* Start DATASET EXCERPTS *

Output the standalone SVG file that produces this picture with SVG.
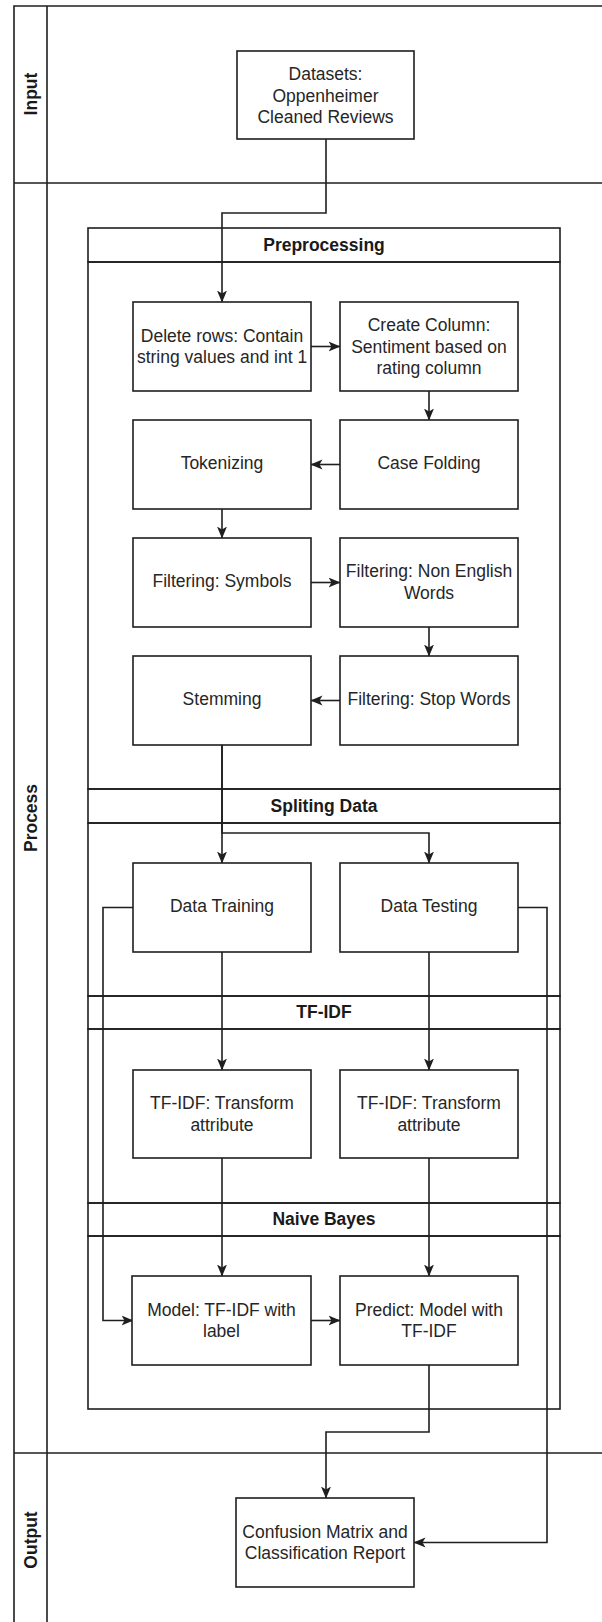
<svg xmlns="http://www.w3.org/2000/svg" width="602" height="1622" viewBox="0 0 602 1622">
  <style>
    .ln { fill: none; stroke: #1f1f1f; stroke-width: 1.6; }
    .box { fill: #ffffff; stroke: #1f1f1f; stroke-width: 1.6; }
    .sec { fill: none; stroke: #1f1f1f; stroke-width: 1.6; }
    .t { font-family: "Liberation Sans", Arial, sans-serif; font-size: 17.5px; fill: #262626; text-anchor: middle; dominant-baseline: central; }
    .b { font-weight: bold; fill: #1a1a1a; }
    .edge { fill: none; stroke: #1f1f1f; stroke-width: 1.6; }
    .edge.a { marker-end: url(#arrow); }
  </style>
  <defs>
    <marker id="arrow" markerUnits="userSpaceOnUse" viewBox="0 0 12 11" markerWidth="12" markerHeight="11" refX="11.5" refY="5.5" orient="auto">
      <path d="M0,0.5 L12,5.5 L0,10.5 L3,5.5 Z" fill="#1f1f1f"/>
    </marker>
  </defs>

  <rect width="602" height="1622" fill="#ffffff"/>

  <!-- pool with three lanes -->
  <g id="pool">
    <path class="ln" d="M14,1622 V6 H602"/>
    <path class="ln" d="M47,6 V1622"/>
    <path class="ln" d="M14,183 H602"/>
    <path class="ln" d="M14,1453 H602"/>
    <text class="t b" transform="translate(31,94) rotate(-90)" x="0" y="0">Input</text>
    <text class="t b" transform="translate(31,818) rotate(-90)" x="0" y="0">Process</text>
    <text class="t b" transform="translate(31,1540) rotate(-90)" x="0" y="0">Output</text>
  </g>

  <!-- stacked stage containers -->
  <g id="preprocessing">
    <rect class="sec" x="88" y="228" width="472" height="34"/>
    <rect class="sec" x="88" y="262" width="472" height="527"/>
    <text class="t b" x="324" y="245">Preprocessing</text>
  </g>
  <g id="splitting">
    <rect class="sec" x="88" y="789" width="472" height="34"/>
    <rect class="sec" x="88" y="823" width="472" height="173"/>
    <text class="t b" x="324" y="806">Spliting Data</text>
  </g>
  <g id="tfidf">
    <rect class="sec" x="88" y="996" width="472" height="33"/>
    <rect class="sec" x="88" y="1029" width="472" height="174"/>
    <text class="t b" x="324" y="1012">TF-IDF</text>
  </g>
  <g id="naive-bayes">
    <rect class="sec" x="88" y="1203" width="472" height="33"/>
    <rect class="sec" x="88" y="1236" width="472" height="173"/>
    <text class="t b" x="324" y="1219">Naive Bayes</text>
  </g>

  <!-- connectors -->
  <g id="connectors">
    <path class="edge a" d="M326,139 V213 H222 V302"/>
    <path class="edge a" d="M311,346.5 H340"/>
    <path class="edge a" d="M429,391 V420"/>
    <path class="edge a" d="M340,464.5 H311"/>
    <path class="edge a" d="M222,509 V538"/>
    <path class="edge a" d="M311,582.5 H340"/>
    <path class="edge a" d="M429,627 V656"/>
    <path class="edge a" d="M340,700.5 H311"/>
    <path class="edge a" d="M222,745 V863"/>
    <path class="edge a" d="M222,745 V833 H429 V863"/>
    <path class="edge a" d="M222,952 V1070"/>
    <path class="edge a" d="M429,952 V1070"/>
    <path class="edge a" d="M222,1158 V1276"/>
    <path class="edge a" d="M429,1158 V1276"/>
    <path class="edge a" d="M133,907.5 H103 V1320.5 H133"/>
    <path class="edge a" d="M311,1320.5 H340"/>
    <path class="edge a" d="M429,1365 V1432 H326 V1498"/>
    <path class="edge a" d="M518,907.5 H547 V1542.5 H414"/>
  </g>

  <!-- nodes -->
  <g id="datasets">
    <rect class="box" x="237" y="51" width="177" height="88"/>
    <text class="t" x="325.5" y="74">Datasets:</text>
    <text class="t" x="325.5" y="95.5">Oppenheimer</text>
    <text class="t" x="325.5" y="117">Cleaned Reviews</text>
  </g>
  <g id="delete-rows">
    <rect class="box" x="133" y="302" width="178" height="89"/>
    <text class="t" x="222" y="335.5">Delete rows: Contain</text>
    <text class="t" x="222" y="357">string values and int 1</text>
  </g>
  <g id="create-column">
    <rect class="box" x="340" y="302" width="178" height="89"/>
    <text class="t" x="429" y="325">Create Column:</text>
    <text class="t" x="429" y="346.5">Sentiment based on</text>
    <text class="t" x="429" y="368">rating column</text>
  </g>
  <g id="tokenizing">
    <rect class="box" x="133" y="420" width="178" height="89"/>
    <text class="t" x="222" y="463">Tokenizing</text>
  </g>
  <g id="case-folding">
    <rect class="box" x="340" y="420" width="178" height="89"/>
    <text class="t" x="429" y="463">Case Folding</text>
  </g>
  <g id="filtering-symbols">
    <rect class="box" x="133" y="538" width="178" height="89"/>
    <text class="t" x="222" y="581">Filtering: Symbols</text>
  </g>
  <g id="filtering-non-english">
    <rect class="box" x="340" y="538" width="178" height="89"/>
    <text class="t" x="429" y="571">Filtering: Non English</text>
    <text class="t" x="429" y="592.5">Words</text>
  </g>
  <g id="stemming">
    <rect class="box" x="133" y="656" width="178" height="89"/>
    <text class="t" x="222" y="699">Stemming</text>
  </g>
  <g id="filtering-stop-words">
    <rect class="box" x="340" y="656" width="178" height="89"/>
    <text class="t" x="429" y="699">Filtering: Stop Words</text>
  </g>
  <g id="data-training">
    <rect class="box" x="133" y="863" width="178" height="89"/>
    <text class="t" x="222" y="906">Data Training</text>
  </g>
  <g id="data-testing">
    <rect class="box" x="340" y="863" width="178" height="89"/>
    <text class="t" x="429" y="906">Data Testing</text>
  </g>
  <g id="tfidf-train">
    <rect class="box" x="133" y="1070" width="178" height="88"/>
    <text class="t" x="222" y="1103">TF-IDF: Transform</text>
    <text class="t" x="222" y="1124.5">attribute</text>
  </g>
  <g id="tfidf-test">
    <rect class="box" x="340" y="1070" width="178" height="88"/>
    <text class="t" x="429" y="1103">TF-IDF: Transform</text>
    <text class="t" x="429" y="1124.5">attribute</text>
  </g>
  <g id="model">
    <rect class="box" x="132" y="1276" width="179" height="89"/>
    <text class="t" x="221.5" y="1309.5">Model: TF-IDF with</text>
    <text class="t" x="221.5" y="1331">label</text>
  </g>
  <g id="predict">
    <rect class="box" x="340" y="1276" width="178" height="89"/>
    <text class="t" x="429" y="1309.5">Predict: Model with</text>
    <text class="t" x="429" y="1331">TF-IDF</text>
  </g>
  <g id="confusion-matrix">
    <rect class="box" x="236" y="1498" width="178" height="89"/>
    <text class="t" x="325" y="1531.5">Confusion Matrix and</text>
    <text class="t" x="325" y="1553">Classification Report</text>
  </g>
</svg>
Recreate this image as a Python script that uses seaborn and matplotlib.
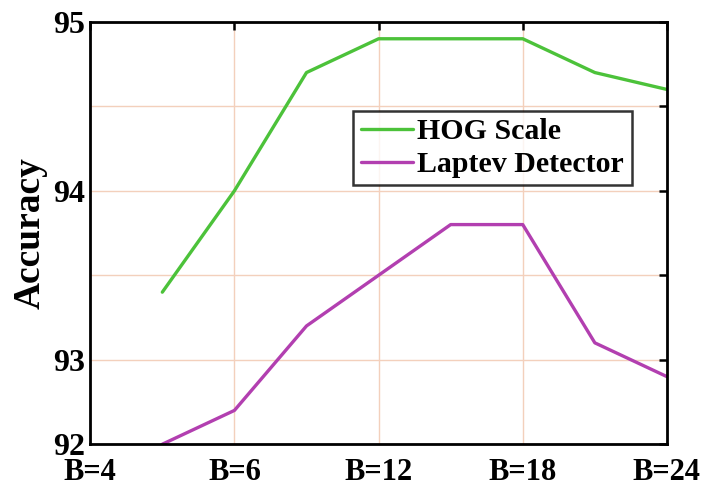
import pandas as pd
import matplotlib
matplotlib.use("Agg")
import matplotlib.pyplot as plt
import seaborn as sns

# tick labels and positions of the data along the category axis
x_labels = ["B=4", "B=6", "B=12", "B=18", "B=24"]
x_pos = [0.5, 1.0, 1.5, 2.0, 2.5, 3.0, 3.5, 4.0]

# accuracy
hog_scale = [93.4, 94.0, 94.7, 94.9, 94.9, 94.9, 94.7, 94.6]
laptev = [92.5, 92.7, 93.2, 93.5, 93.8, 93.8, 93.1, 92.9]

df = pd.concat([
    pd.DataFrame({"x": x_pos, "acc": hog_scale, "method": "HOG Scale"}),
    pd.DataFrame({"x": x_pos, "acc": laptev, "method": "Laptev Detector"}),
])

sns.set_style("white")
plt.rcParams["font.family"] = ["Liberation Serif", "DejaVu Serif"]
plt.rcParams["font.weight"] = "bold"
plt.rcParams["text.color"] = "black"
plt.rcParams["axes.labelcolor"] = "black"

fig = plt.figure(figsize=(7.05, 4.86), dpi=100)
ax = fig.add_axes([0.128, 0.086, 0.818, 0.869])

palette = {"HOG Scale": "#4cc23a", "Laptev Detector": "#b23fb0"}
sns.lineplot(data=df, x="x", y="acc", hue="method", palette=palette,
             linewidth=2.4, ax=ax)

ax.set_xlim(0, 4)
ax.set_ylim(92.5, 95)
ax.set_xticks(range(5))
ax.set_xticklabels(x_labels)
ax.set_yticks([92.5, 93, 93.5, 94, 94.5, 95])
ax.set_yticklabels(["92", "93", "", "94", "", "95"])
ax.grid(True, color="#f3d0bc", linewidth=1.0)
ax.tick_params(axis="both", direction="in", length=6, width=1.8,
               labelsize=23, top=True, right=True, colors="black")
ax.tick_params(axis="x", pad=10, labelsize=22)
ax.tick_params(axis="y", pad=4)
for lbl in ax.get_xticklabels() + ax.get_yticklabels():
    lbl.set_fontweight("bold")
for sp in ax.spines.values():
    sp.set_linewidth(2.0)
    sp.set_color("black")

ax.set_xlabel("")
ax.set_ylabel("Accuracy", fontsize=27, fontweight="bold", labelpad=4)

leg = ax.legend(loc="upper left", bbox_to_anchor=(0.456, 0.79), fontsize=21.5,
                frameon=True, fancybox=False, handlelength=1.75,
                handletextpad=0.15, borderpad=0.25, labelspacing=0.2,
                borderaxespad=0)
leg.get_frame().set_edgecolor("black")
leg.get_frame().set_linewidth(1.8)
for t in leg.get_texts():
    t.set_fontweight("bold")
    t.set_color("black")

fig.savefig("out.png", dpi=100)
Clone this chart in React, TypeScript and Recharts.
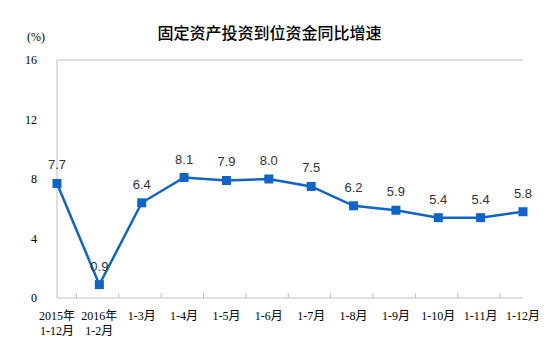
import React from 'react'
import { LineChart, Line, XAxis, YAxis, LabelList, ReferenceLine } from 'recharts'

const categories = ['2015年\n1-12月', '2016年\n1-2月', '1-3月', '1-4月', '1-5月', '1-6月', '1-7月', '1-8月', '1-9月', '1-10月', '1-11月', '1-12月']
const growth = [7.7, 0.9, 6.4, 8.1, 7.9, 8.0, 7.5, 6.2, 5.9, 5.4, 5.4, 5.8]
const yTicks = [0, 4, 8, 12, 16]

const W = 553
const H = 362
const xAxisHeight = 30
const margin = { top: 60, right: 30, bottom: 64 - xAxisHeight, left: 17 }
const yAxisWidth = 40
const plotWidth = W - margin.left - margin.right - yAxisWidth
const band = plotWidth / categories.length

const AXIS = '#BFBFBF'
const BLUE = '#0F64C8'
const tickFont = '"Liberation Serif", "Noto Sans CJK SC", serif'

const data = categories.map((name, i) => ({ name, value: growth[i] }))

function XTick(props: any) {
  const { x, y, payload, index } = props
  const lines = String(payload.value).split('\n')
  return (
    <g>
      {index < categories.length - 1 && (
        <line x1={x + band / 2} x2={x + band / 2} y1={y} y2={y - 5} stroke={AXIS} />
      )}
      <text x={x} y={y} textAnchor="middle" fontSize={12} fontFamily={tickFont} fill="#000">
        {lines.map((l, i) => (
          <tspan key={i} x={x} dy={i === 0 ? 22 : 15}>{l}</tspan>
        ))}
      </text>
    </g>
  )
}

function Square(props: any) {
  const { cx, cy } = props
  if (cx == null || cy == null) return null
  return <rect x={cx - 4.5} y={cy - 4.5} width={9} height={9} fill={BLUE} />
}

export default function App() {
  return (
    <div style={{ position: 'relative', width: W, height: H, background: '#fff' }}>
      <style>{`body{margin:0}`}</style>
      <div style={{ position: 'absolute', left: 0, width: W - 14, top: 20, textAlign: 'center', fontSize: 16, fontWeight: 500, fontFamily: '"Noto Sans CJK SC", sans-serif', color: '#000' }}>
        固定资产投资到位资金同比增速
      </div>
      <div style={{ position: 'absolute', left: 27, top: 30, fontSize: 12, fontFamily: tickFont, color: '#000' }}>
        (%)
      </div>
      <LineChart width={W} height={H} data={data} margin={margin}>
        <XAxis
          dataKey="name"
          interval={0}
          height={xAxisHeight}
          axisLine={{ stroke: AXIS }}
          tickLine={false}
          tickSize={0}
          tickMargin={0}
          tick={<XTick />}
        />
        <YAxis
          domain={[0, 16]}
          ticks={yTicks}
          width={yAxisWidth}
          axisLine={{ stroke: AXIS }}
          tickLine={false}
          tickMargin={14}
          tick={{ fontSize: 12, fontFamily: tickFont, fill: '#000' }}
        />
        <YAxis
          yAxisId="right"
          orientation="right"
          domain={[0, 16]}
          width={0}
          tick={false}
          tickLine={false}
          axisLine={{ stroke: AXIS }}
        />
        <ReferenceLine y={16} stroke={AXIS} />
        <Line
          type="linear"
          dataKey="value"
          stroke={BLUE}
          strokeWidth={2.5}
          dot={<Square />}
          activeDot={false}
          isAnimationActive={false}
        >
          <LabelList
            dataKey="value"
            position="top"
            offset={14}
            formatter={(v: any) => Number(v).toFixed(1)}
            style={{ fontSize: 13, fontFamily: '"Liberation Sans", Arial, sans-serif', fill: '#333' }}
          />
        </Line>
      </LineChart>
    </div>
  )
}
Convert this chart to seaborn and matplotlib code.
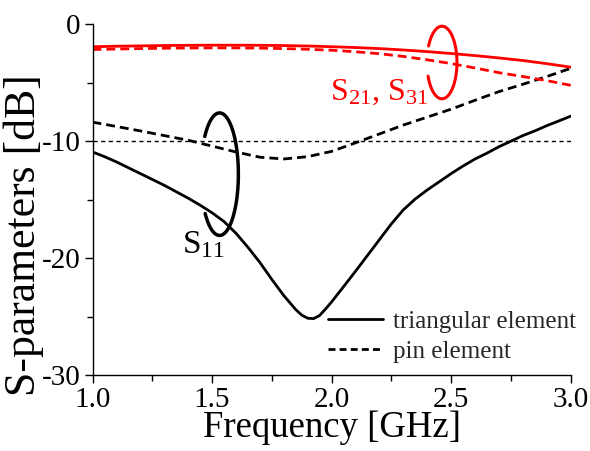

* End DATASET EXCERPTS *

▶ TASK DETAILS
What is the number of lines in the records that contain the string "this"? Give only that number.

▶ WRITTEN RESPONSE
4